Objective. Write out all of the lines below, exactly and completely.

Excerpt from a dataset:

*-*-*

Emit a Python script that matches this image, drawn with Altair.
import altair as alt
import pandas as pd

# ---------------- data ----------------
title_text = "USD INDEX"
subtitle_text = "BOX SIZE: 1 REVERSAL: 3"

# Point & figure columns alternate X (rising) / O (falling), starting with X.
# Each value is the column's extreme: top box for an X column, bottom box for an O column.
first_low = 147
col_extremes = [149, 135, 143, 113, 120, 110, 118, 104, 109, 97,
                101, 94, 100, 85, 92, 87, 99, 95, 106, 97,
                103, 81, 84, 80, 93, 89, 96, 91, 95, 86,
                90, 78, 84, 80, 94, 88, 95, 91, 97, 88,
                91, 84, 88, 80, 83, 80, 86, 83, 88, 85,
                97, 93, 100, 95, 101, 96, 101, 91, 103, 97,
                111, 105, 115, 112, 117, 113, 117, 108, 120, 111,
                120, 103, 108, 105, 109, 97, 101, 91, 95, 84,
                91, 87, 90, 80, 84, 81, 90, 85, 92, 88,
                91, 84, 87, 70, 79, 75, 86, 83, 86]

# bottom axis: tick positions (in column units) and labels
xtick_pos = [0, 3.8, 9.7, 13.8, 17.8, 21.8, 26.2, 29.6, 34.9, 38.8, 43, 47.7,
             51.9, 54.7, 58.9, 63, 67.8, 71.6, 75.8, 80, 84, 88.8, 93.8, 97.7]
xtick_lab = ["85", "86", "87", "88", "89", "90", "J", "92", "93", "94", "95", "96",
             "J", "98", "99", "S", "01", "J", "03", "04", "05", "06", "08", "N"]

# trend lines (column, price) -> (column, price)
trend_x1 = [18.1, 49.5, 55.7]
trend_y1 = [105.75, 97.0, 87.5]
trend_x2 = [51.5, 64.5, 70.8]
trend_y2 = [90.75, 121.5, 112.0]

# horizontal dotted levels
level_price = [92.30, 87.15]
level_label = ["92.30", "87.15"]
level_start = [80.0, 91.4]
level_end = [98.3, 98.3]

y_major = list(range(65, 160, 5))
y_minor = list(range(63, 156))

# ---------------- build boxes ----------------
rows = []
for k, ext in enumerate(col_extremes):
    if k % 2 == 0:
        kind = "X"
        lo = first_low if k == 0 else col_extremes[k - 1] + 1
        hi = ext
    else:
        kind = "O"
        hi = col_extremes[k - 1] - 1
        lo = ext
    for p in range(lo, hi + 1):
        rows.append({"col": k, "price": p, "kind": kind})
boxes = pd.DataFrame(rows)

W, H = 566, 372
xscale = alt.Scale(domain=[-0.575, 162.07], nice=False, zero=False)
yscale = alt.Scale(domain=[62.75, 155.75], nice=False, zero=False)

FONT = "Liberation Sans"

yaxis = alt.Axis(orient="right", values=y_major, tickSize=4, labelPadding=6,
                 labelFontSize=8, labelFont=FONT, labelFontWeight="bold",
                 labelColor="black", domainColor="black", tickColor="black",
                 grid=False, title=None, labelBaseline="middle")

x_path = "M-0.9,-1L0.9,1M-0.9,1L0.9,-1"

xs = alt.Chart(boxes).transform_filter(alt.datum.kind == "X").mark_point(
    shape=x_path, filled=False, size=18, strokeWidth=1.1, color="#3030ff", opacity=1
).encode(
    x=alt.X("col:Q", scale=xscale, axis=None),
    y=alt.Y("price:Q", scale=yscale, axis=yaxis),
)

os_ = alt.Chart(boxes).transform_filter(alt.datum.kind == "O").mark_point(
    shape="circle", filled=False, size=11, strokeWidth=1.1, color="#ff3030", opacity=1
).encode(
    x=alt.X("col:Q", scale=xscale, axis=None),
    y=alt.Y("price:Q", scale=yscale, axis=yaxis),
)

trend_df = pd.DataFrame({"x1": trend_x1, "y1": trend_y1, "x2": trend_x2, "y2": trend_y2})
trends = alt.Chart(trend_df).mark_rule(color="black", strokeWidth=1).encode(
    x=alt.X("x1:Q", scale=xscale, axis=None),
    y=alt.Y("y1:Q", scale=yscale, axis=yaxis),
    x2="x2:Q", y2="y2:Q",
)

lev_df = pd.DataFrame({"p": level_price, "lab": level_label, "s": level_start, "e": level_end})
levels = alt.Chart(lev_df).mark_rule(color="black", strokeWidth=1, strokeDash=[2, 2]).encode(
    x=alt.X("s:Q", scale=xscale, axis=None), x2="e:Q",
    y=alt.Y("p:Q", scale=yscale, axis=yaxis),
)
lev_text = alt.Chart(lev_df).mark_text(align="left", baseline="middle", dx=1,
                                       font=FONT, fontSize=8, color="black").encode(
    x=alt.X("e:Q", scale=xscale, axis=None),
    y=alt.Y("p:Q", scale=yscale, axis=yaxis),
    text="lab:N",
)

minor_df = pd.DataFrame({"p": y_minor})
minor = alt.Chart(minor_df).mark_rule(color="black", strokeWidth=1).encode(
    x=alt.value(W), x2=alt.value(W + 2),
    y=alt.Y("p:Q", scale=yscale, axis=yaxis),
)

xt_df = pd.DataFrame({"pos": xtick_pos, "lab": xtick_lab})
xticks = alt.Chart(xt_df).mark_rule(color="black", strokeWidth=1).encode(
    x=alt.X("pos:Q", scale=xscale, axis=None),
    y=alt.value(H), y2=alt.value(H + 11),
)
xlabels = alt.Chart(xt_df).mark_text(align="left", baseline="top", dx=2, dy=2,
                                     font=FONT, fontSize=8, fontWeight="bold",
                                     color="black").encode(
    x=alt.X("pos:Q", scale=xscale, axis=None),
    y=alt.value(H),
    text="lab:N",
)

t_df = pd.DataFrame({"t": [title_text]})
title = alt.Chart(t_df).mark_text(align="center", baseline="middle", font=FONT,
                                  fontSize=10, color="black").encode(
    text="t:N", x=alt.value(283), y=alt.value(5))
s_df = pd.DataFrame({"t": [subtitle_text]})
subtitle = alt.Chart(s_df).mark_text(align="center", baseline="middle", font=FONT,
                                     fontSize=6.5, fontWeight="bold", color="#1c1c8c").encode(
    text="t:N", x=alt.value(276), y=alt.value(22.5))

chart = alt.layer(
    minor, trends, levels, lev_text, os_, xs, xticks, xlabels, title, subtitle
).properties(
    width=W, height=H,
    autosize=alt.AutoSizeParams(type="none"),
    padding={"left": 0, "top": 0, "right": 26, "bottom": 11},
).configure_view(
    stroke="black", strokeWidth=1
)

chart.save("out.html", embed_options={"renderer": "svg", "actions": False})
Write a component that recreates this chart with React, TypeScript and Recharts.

*-*-*

Full solution.
Emit a Python script that matches this image, drawn with Altair.
import altair as alt
import pandas as pd

# ---------------- data ----------------
title_text = "USD INDEX"
subtitle_text = "BOX SIZE: 1 REVERSAL: 3"

# Point & figure columns alternate X (rising) / O (falling), starting with X.
# Each value is the column's extreme: top box for an X column, bottom box for an O column.
first_low = 147
col_extremes = [149, 135, 143, 113, 120, 110, 118, 104, 109, 97,
                101, 94, 100, 85, 92, 87, 99, 95, 106, 97,
                103, 81, 84, 80, 93, 89, 96, 91, 95, 86,
                90, 78, 84, 80, 94, 88, 95, 91, 97, 88,
                91, 84, 88, 80, 83, 80, 86, 83, 88, 85,
                97, 93, 100, 95, 101, 96, 101, 91, 103, 97,
                111, 105, 115, 112, 117, 113, 117, 108, 120, 111,
                120, 103, 108, 105, 109, 97, 101, 91, 95, 84,
                91, 87, 90, 80, 84, 81, 90, 85, 92, 88,
                91, 84, 87, 70, 79, 75, 86, 83, 86]

# bottom axis: tick positions (in column units) and labels
xtick_pos = [0, 3.8, 9.7, 13.8, 17.8, 21.8, 26.2, 29.6, 34.9, 38.8, 43, 47.7,
             51.9, 54.7, 58.9, 63, 67.8, 71.6, 75.8, 80, 84, 88.8, 93.8, 97.7]
xtick_lab = ["85", "86", "87", "88", "89", "90", "J", "92", "93", "94", "95", "96",
             "J", "98", "99", "S", "01", "J", "03", "04", "05", "06", "08", "N"]

# trend lines (column, price) -> (column, price)
trend_x1 = [18.1, 49.5, 55.7]
trend_y1 = [105.75, 97.0, 87.5]
trend_x2 = [51.5, 64.5, 70.8]
trend_y2 = [90.75, 121.5, 112.0]

# horizontal dotted levels
level_price = [92.30, 87.15]
level_label = ["92.30", "87.15"]
level_start = [80.0, 91.4]
level_end = [98.3, 98.3]

y_major = list(range(65, 160, 5))
y_minor = list(range(63, 156))

# ---------------- build boxes ----------------
rows = []
for k, ext in enumerate(col_extremes):
    if k % 2 == 0:
        kind = "X"
        lo = first_low if k == 0 else col_extremes[k - 1] + 1
        hi = ext
    else:
        kind = "O"
        hi = col_extremes[k - 1] - 1
        lo = ext
    for p in range(lo, hi + 1):
        rows.append({"col": k, "price": p, "kind": kind})
boxes = pd.DataFrame(rows)

W, H = 566, 372
xscale = alt.Scale(domain=[-0.575, 162.07], nice=False, zero=False)
yscale = alt.Scale(domain=[62.75, 155.75], nice=False, zero=False)

FONT = "Liberation Sans"

yaxis = alt.Axis(orient="right", values=y_major, tickSize=4, labelPadding=6,
                 labelFontSize=8, labelFont=FONT, labelFontWeight="bold",
                 labelColor="black", domainColor="black", tickColor="black",
                 grid=False, title=None, labelBaseline="middle")

x_path = "M-0.9,-1L0.9,1M-0.9,1L0.9,-1"

xs = alt.Chart(boxes).transform_filter(alt.datum.kind == "X").mark_point(
    shape=x_path, filled=False, size=18, strokeWidth=1.1, color="#3030ff", opacity=1
).encode(
    x=alt.X("col:Q", scale=xscale, axis=None),
    y=alt.Y("price:Q", scale=yscale, axis=yaxis),
)

os_ = alt.Chart(boxes).transform_filter(alt.datum.kind == "O").mark_point(
    shape="circle", filled=False, size=11, strokeWidth=1.1, color="#ff3030", opacity=1
).encode(
    x=alt.X("col:Q", scale=xscale, axis=None),
    y=alt.Y("price:Q", scale=yscale, axis=yaxis),
)

trend_df = pd.DataFrame({"x1": trend_x1, "y1": trend_y1, "x2": trend_x2, "y2": trend_y2})
trends = alt.Chart(trend_df).mark_rule(color="black", strokeWidth=1).encode(
    x=alt.X("x1:Q", scale=xscale, axis=None),
    y=alt.Y("y1:Q", scale=yscale, axis=yaxis),
    x2="x2:Q", y2="y2:Q",
)

lev_df = pd.DataFrame({"p": level_price, "lab": level_label, "s": level_start, "e": level_end})
levels = alt.Chart(lev_df).mark_rule(color="black", strokeWidth=1, strokeDash=[2, 2]).encode(
    x=alt.X("s:Q", scale=xscale, axis=None), x2="e:Q",
    y=alt.Y("p:Q", scale=yscale, axis=yaxis),
)
lev_text = alt.Chart(lev_df).mark_text(align="left", baseline="middle", dx=1,
                                       font=FONT, fontSize=8, color="black").encode(
    x=alt.X("e:Q", scale=xscale, axis=None),
    y=alt.Y("p:Q", scale=yscale, axis=yaxis),
    text="lab:N",
)

minor_df = pd.DataFrame({"p": y_minor})
minor = alt.Chart(minor_df).mark_rule(color="black", strokeWidth=1).encode(
    x=alt.value(W), x2=alt.value(W + 2),
    y=alt.Y("p:Q", scale=yscale, axis=yaxis),
)

xt_df = pd.DataFrame({"pos": xtick_pos, "lab": xtick_lab})
xticks = alt.Chart(xt_df).mark_rule(color="black", strokeWidth=1).encode(
    x=alt.X("pos:Q", scale=xscale, axis=None),
    y=alt.value(H), y2=alt.value(H + 11),
)
xlabels = alt.Chart(xt_df).mark_text(align="left", baseline="top", dx=2, dy=2,
                                     font=FONT, fontSize=8, fontWeight="bold",
                                     color="black").encode(
    x=alt.X("pos:Q", scale=xscale, axis=None),
    y=alt.value(H),
    text="lab:N",
)

t_df = pd.DataFrame({"t": [title_text]})
title = alt.Chart(t_df).mark_text(align="center", baseline="middle", font=FONT,
                                  fontSize=10, color="black").encode(
    text="t:N", x=alt.value(283), y=alt.value(5))
s_df = pd.DataFrame({"t": [subtitle_text]})
subtitle = alt.Chart(s_df).mark_text(align="center", baseline="middle", font=FONT,
                                     fontSize=6.5, fontWeight="bold", color="#1c1c8c").encode(
    text="t:N", x=alt.value(276), y=alt.value(22.5))

chart = alt.layer(
    minor, trends, levels, lev_text, os_, xs, xticks, xlabels, title, subtitle
).properties(
    width=W, height=H,
    autosize=alt.AutoSizeParams(type="none"),
    padding={"left": 0, "top": 0, "right": 26, "bottom": 11},
).configure_view(
    stroke="black", strokeWidth=1
)

chart.save("out.html", embed_options={"renderer": "svg", "actions": False})
Write a component that recreates this chart with React, TypeScript and Recharts.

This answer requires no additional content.